Task prompt → Below are the records; give again exactly the lines from the one containing "Emit a Python" through the one containing "plt.rcParams['font.family'] = ['Liberation", leaving out pictures.

=== Input data ===

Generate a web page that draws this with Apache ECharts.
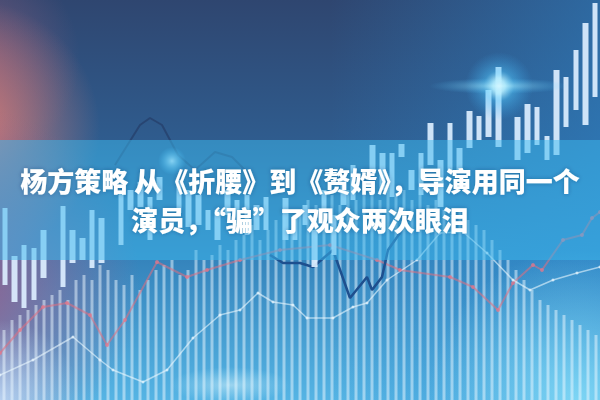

===
=== Input data ===

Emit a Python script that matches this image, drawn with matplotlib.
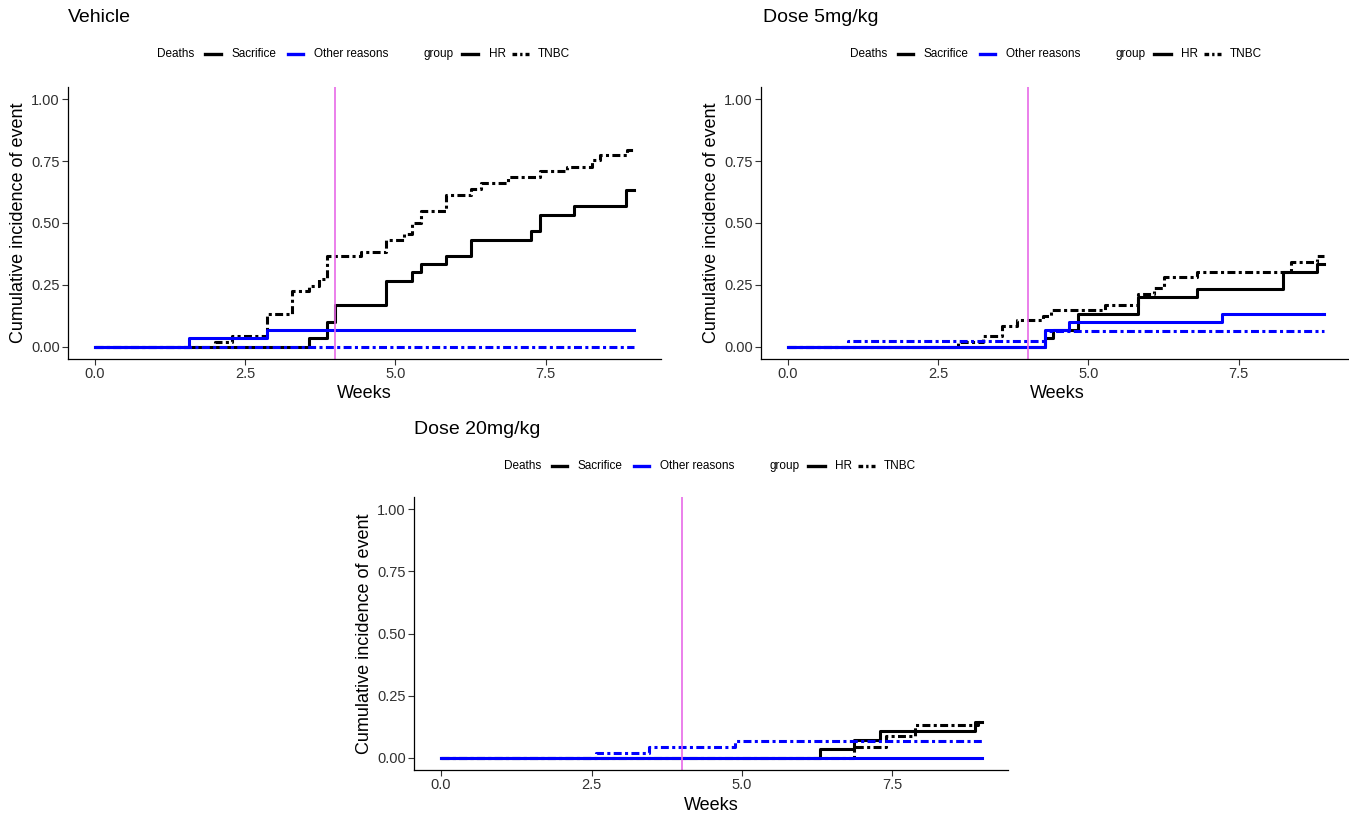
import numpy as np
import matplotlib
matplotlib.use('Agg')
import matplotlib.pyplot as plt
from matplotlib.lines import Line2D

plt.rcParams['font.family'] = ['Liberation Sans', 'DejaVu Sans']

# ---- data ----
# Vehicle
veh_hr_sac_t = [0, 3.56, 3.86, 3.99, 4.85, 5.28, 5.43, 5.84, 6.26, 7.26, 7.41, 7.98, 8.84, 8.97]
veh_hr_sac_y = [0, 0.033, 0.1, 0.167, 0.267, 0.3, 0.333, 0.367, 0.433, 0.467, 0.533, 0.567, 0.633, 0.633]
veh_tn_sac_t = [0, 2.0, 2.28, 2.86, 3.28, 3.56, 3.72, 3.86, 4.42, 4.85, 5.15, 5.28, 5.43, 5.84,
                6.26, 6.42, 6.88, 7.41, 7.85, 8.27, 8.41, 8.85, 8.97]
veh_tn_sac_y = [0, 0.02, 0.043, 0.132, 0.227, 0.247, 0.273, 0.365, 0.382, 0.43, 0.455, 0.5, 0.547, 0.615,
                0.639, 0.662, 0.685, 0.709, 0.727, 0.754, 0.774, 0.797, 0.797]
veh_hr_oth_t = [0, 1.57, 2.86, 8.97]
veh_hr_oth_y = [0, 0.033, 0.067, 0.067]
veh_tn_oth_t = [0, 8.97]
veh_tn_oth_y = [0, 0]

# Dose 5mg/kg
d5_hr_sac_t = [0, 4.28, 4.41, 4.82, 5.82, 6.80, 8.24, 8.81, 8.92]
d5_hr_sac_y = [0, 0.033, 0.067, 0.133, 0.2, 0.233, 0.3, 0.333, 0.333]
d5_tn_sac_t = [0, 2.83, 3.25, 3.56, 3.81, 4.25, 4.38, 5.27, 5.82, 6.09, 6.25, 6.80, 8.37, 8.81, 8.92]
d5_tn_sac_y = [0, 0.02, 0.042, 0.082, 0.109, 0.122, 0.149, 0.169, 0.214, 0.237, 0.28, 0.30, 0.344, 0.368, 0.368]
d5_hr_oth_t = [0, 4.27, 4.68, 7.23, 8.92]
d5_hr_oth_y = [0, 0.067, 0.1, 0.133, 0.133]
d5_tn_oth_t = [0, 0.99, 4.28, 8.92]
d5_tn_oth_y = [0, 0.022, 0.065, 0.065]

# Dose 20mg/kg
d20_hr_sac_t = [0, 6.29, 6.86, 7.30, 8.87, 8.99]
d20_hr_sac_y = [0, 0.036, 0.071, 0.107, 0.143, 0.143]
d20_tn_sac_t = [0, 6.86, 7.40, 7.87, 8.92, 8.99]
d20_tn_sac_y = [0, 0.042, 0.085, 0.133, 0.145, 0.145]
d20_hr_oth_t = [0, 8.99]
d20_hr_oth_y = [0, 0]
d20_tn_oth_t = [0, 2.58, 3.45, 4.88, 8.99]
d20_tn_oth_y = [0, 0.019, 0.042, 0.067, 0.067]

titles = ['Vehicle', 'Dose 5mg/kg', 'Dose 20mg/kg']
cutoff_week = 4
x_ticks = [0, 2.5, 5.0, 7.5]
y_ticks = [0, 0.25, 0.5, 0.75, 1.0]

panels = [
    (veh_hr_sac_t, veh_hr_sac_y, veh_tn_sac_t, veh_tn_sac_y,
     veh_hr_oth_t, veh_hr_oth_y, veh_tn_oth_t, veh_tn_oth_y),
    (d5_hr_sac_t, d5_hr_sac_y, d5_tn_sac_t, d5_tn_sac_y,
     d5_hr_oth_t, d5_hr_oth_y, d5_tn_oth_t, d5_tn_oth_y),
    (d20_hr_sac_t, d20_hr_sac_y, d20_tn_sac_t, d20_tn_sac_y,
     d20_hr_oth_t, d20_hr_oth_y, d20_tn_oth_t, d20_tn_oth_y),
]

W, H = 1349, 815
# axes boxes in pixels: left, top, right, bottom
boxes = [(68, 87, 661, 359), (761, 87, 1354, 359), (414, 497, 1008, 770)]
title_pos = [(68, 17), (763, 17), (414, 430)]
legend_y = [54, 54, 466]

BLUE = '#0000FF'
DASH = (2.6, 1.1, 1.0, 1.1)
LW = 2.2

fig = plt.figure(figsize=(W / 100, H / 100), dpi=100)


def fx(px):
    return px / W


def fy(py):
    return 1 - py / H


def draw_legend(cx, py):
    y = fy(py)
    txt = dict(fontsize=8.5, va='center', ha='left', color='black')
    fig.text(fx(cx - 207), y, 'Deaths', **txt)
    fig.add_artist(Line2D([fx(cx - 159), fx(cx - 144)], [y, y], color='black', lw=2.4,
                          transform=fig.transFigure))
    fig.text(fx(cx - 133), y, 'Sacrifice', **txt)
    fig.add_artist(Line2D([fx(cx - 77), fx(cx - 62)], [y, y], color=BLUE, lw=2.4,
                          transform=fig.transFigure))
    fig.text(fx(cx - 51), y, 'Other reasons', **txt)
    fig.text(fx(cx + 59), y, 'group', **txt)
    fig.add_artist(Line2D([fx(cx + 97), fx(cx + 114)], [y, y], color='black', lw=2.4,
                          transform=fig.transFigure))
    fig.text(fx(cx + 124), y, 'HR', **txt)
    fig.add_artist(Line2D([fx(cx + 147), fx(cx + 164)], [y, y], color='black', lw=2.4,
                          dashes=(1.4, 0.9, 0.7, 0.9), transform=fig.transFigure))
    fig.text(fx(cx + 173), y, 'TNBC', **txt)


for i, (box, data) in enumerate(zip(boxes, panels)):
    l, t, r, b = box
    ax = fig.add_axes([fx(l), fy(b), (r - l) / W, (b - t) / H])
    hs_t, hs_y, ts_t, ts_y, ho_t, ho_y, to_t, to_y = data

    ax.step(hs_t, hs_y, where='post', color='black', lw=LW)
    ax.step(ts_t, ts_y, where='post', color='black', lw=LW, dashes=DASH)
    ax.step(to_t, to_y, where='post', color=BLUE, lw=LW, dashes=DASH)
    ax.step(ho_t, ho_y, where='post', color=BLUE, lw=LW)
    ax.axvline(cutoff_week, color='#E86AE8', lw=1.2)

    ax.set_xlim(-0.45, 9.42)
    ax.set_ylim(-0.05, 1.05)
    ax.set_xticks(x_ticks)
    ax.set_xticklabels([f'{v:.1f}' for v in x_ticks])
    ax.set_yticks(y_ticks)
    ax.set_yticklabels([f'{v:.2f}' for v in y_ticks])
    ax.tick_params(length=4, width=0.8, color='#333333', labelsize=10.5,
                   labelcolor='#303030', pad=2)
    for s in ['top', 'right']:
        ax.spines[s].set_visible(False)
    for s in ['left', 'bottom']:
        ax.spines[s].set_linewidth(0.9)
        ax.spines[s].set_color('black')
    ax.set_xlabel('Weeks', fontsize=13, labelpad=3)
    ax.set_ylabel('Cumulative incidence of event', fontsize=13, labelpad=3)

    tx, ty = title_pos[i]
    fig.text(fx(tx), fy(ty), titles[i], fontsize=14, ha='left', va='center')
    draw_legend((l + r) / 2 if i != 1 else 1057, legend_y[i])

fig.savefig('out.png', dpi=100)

===

Problem solution →
Emit a Python script that matches this image, drawn with matplotlib.
import numpy as np
import matplotlib
matplotlib.use('Agg')
import matplotlib.pyplot as plt
from matplotlib.lines import Line2D

plt.rcParams['font.family'] = ['Liberation Sans', 'DejaVu Sans']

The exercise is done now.